Our most recent excursion, unlike the previous ones, did not involve the Millennium Falcon or the Royals. It was related, though. We left on Wednesday of last week via American Airlines bound for Lewisville, KY, to pick up our "caboose." That is, we went to acquire a 2004 four-wheel-drive Chevy Tracker, which we will tow behind our fifth wheel. If you followed our previous trips with the big truck, you know that thereare downsides to having only one vehicle to drive if it's the tractor part of a tractor-trailer! 

So, when we learned that the Tracker was available from a fellow Escapees RV Club member, we made arrangements to add it to our assortment of vehicles and (hopefully) make traveling with the fifth wheel less complicated. We were also excited about seeing a part of the country that neither of us has visited before, to check out things to see and do, and to locate RV parks for future use.

We arrived in Louisville and were met by the folks who were selling the Tracker. After lunch and a thorough examination of the vehicle, we decided to spend the night in Louisville and see some of the local color before undertaking the +/- 1,000-mile trip home. Luckily, we found space at the downtown Hampton Inn, just a couple of blocks from the entertainment district, shown here.

Being in the heart of Bourbon Country, we decided to sample some of the good stuff, and headed for the Maker's Mark Bourbon Bar. A couple of appetizers later, accompanied by a couple of Manhattans and a flight of Bourbons, we called it a night. We liked the Maker's, but were wowed by the Four Roses! You can see how much we liked it, and no wonder....it's 100 proof!

Thursday morning, we set off for a nice walk through the downtown area. Louisville is lovely, and probably the cleanest city we've ever visited. There wasn't a single beer can or cigarette butt to be seen. There was, however, plenty of art. The waterfront park features a magnificent sculpture of York, one of the members of the Lewis and Clark expedition.

Sculptures of horses, however, are more numerous. Austin has its decorated guitar sculptures; Louisville has its thoroughbreds. Two examples are sculptures depicting Derby Winner Real Quiet, and 1987 contender Alysheba.

We also toured Churchill Downs, home of the Kentucky Derby. We were told that last year's Derby winner Mine That Bird was in residence, as well as super filly Rachel Alexandra. We didn't see either of them, but we did watch this handsome guy getting a bath after his morning workout.

After leaving Louisville, we stopped for a tour of the Jim Beam Distillery, part of the Bourbon Trail that stretches from Louisville to Lexington and back.
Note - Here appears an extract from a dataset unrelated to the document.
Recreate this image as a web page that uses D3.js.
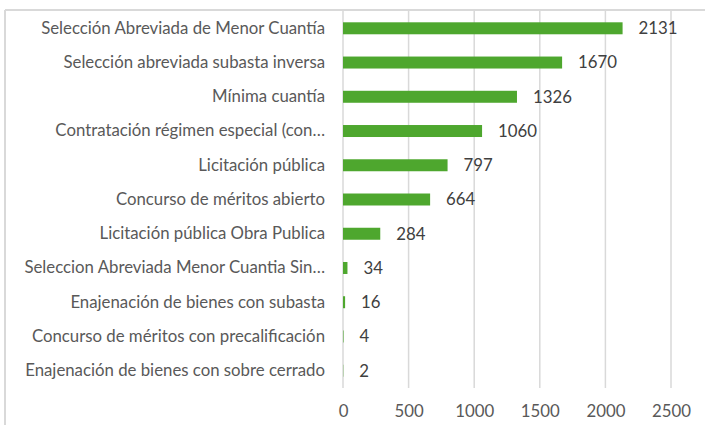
<!DOCTYPE html>
<html>
<head>
<meta charset="utf-8">
<script src="https://cdn.jsdelivr.net/npm/d3@7"></script>
<style>
  body { margin: 0; background: #fff; }
  svg { display: block; }
</style>
</head>
<body>
<div id="chart"></div>
<script>
// categories, top to bottom as shown
var categories = [
    "Selección Abreviada de Menor Cuantía",
    "Selección abreviada subasta inversa",
    "Mínima cuantía",
    "Contratación régimen especial (con…",
    "Licitación pública",
    "Concurso de méritos abierto",
    "Licitación pública Obra Publica",
    "Seleccion Abreviada Menor Cuantia Sin…",
    "Enajenación de bienes con subasta",
    "Concurso de méritos con precalificación",
    "Enajenación de bienes con sobre cerrado"
];
var counts = [2131, 1670, 1326, 1060, 797, 664, 284, 34, 16, 4, 2];
var xTicks = [0, 500, 1000, 1500, 2000, 2500];

var W = 705, H = 425;
var margin = { top: 11, right: 34, bottom: 37, left: 343 },
    width = W - margin.left - margin.right,
    height = H - margin.top - margin.bottom;
var font = "Lato, sans-serif", fontSize = 16.8;

var svg = d3.select("#chart")
    .append("svg")
    .attr("width", W)
    .attr("height", H);

// chart frame (only top and left edges visible in the crop)
svg.append("line")
    .attr("x1", 5).attr("x2", W).attr("y1", 10).attr("y2", 10)
    .attr("stroke", "#d9d9d9").attr("stroke-width", 2);
svg.append("line")
    .attr("x1", 5).attr("x2", 5).attr("y1", 10).attr("y2", H)
    .attr("stroke", "#d9d9d9").attr("stroke-width", 2);

var g = svg.append("g")
    .attr("transform", "translate(" + margin.left + "," + margin.top + ")");

var x = d3.scaleLinear().domain([0, 2500]).range([0, width]);
var y = d3.scaleBand().domain(categories).range([0, height]).paddingInner(0.65).paddingOuter(0.33);

// vertical gridlines
g.selectAll(".grid")
    .data(xTicks)
    .enter().append("line")
    .attr("x1", function (d) { return x(d); })
    .attr("x2", function (d) { return x(d); })
    .attr("y1", 0)
    .attr("y2", height)
    .attr("stroke", "#d9d9d9")
    .attr("stroke-width", 1.5);

// x axis labels
var xAxis = g.append("g")
    .attr("transform", "translate(0," + height + ")")
    .call(d3.axisBottom(x).tickValues(xTicks).tickFormat(d3.format("d")).tickSize(0).tickPadding(17));
xAxis.select(".domain").remove();
xAxis.selectAll("text")
    .attr("font-family", font)
    .attr("font-size", fontSize)
    .attr("fill", "#595959");

// category labels
var yAxis = g.append("g")
    .call(d3.axisLeft(y).tickSize(0).tickPadding(18));
yAxis.select(".domain").remove();
yAxis.selectAll("text")
    .attr("font-family", font)
    .attr("font-size", fontSize)
    .attr("fill", "#595959");

// bars
g.selectAll(".bar")
    .data(counts)
    .enter().append("rect")
    .attr("x", x(0))
    .attr("y", function (d, i) { return y(categories[i]); })
    .attr("width", function (d) { return x(d) - x(0); })
    .attr("height", y.bandwidth())
    .attr("fill", "#4ea72e");

// value labels
g.selectAll(".val")
    .data(counts)
    .enter().append("text")
    .attr("x", function (d) { return x(d) + 16; })
    .attr("y", function (d, i) { return y(categories[i]) + y.bandwidth() / 2; })
    .attr("dy", "0.35em")
    .attr("font-family", font)
    .attr("font-size", fontSize)
    .attr("fill", "#404040")
    .text(function (d) { return d; });
</script>
</body>
</html>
Unfortunately the Jim Beam facility was being renovated and actual tours were not available. We did sample a couple of their fine whiskeys, though, and will return another day to take the full tour.

Thursday night found us in Jackson, Tennessee, relaxing in another Hampton Inn. On the way out, we planned a visit to the Casey Jones Village, named in honor of the legendary railroad engineer who sacrificed himself to save his passengers. Our sightseeing Karma still wasn't working, though. The railroad museum was closed due to a power problem. We made a quick visit to the Country Store, with its supply of Elvis Presley memorabilia and old-fashioned candies, and were on our way.

Friday night we stopped in Little Rock, Arkansas. We would have visited the Clinton Museum, but John said that, since we are registered Republicans, our names were probably on the equivalent of the "No Fly" list there. We did, however, visit the Peabody Hotel, where we were just in time for a cocktail and the Parade of Ducks.   At precisely 5:00 p.m., surrounded by camera-toting fans, the ducks are escorted from the lobby fountain along their red carpet to the glass-fronted elevator, and from there to the Duck Palace on the second floor. Sometimes being a duck can be pretty nice!

Saturday morning we took a walk along the Arkansas river, and saw the famous "Little Rock" for which the city is named. It's located at the base of the pedestrian bridge over the river, and is shown in the photo below.  (And it really is a little rock.)

After our walk, we visited what is the probably the best farmer's market I have ever seen! Located along the waterfront, it features an amazing array of produce, flowers, and arts and crafts.

I could have spent the morning, but we had another 300+ miles to go. We bought a few vegetables to take home, and headed for Fort Worth.

We spent the night with Cousin Kathy Cash and her husband, Eric Vanderbeck and family dog Jack. Kathy, Eric and Jack are frequent visitors to the farm in Hamilton County, but we had not seen their Fort Worth home, nor the three chickens who always send a supply of eggs to farm weekends. Released from the "hen spa" for some foraging time in the yard, they made good use of their time to stock up on bugs, worms and whatever else chickens enjoy. Eric's special favorite is "Nekkid Neck," the Turken, sporting her (really) naked neck and small cap of black feathers.

Here chicken-sisters, the Silver Laced Wyandotte, and "palomino" Araucana entertained us with chicken conversation as they scrounged around for bugs.

On Saturday, we had breakfast with Michal's brother, Allan and wife Jefflyn Jones, Kathy and Eric, and Michal's mother, Evelyn Jones, who was there for a short visit. We also had a chance to visit Cousin Karen and the homes of Nieces Anna and Erin and their families.  We took Evelyn back to Hamilton on our way home. Only one small hitch...when we got to the farm to check things before returning to Austin, we found that Bos, our sweet and gentle Bonsmara bull, had decided to go visiting next door and had demolished about 50 feet of fence. John and I spent Sunday afternoon making repairs so we could return him to his home pasture....and hope he stays put!

The Tracker performed well on the trip home, and we look forward to hooking it up and heading out for a longer trip this fall.